#### WHAT IS EXPECTED
Without the pictures, set down every line of the data exactly.
>>>
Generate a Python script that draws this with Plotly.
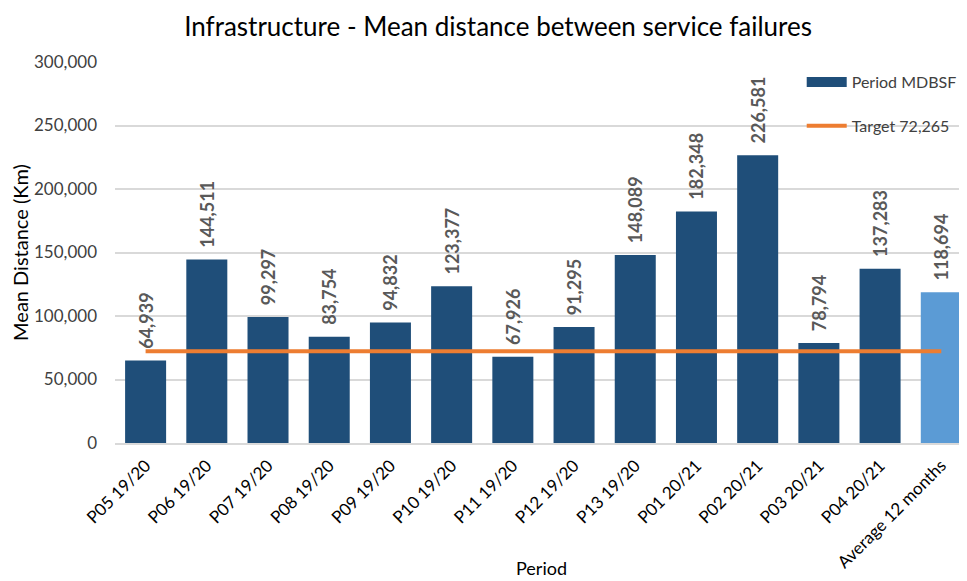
import plotly.graph_objects as go

categories = ["P05 19/20", "P06 19/20", "P07 19/20", "P08 19/20", "P09 19/20", "P10 19/20",
              "P11 19/20", "P12 19/20", "P13 19/20", "P01 20/21", "P02 20/21", "P03 20/21",
              "P04 20/21", "Average 12 months"]
period_mdbsf = [64939, 144511, 99297, 83754, 94832, 123377, 67926, 91295, 148089,
                182348, 226581, 78794, 137283, 118694]
target_value = 72265
target = [target_value] * len(categories)
y_ticks = [0, 50000, 100000, 150000, 200000, 250000, 300000]

dark = "#1F4E79"
light = "#5B9BD5"
bar_colors = [dark] * (len(categories) - 1) + [light]

FONT = "Lato, 'Open Sans', sans-serif"

fig = go.Figure()
fig.add_trace(go.Bar(
    x=categories, y=period_mdbsf, name="Period MDBSF",
    marker=dict(color=bar_colors, line=dict(width=0)),
    texttemplate="\u00a0\u00a0%{y:,.0f}", textposition="outside", textangle=-90,
    textfont=dict(family=FONT, size=18, color="#595959", weight="bold"),
    constraintext="none", cliponaxis=False, showlegend=False,
))
# legend entry drawn as a thick dark bar swatch
fig.add_trace(go.Scatter(
    x=[None], y=[None], name="Period MDBSF", mode="lines",
    line=dict(color=dark, width=10), showlegend=True, legendgroup="a",
))
fig.add_trace(go.Scatter(
    x=categories, y=target, name="Target 72,265", mode="lines",
    line=dict(color="#ED7D31", width=4), legendgroup="b",
))

fig.update_layout(
    width=959, height=573,
    margin=dict(l=107, r=0, t=54, b=138, autoexpand=False),
    paper_bgcolor="white", plot_bgcolor="white",
    font=dict(family=FONT, size=17, color="#404040"),
    title=dict(text="Infrastructure - Mean distance between service failures",
               x=0.511, xanchor="center", y=1 - 19 / 573, yanchor="middle",
               font=dict(family=FONT, size=26, color="#000000")),
    bargap=0.33,
    barmode="overlay",
    legend=dict(x=0.806, y=0.992, xanchor="left", yanchor="top",
                bgcolor="rgba(0,0,0,0)", font=dict(size=16, color="#404040"),
                tracegroupgap=20, itemwidth=40),
    showlegend=True,
    annotations=[dict(text="Period", xref="paper", yref="paper", x=0.5, y=-(560 - 435) / 381,
                      xanchor="center", yanchor="middle", showarrow=False,
                      font=dict(family=FONT, size=18, color="#000000"))],
)
fig.update_xaxes(
    type="category", tickangle=-45, showgrid=False, automargin=False,
    showline=True, linecolor="#D9D9D9", linewidth=2,
    range=[-0.5, 13.42], ticks="", ticklabelstandoff=4,
    tickfont=dict(size=17, color="#000000"),
)
fig.update_yaxes(
    range=[0, 300000], tickvals=y_ticks, tickformat=",.0f", automargin=False,
    showgrid=True, gridcolor="#D9D9D9", gridwidth=1.5, zeroline=False,
    showline=False, ticks="", ticklabelstandoff=17,
    tickfont=dict(size=17, color="#404040"),
    title=dict(text="Mean Distance (Km)", font=dict(size=20, color="#000000"), standoff=0),
)

fig.write_html("out.html")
<<<
#### TASK SOLUTION
Generate a Python script that draws this with Plotly.
import plotly.graph_objects as go

categories = ["P05 19/20", "P06 19/20", "P07 19/20", "P08 19/20", "P09 19/20", "P10 19/20",
              "P11 19/20", "P12 19/20", "P13 19/20", "P01 20/21", "P02 20/21", "P03 20/21",
              "P04 20/21", "Average 12 months"]
period_mdbsf = [64939, 144511, 99297, 83754, 94832, 123377, 67926, 91295, 148089,
                182348, 226581, 78794, 137283, 118694]
target_value = 72265
target = [target_value] * len(categories)
y_ticks = [0, 50000, 100000, 150000, 200000, 250000, 300000]

dark = "#1F4E79"
light = "#5B9BD5"
bar_colors = [dark] * (len(categories) - 1) + [light]

FONT = "Lato, 'Open Sans', sans-serif"

fig = go.Figure()
fig.add_trace(go.Bar(
    x=categories, y=period_mdbsf, name="Period MDBSF",
    marker=dict(color=bar_colors, line=dict(width=0)),
    texttemplate="\u00a0\u00a0%{y:,.0f}", textposition="outside", textangle=-90,
    textfont=dict(family=FONT, size=18, color="#595959", weight="bold"),
    constraintext="none", cliponaxis=False, showlegend=False,
))
# legend entry drawn as a thick dark bar swatch
fig.add_trace(go.Scatter(
    x=[None], y=[None], name="Period MDBSF", mode="lines",
    line=dict(color=dark, width=10), showlegend=True, legendgroup="a",
))
fig.add_trace(go.Scatter(
    x=categories, y=target, name="Target 72,265", mode="lines",
    line=dict(color="#ED7D31", width=4), legendgroup="b",
))

fig.update_layout(
    width=959, height=573,
    margin=dict(l=107, r=0, t=54, b=138, autoexpand=False),
    paper_bgcolor="white", plot_bgcolor="white",
    font=dict(family=FONT, size=17, color="#404040"),
    title=dict(text="Infrastructure - Mean distance between service failures",
               x=0.511, xanchor="center", y=1 - 19 / 573, yanchor="middle",
               font=dict(family=FONT, size=26, color="#000000")),
    bargap=0.33,
    barmode="overlay",
    legend=dict(x=0.806, y=0.992, xanchor="left", yanchor="top",
                bgcolor="rgba(0,0,0,0)", font=dict(size=16, color="#404040"),
                tracegroupgap=20, itemwidth=40),
    showlegend=True,
    annotations=[dict(text="Period", xref="paper", yref="paper", x=0.5, y=-(560 - 435) / 381,
                      xanchor="center", yanchor="middle", showarrow=False,
                      font=dict(family=FONT, size=18, color="#000000"))],
)
fig.update_xaxes(
    type="category", tickangle=-45, showgrid=False, automargin=False,
    showline=True, linecolor="#D9D9D9", linewidth=2,
    range=[-0.5, 13.42], ticks="", ticklabelstandoff=4,
    tickfont=dict(size=17, color="#000000"),
)
fig.update_yaxes(
    range=[0, 300000], tickvals=y_ticks, tickformat=",.0f", automargin=False,
    showgrid=True, gridcolor="#D9D9D9", gridwidth=1.5, zeroline=False,
    showline=False, ticks="", ticklabelstandoff=17,
    tickfont=dict(size=17, color="#404040"),
    title=dict(text="Mean Distance (Km)", font=dict(size=20, color="#000000"), standoff=0),
)

fig.write_html("out.html")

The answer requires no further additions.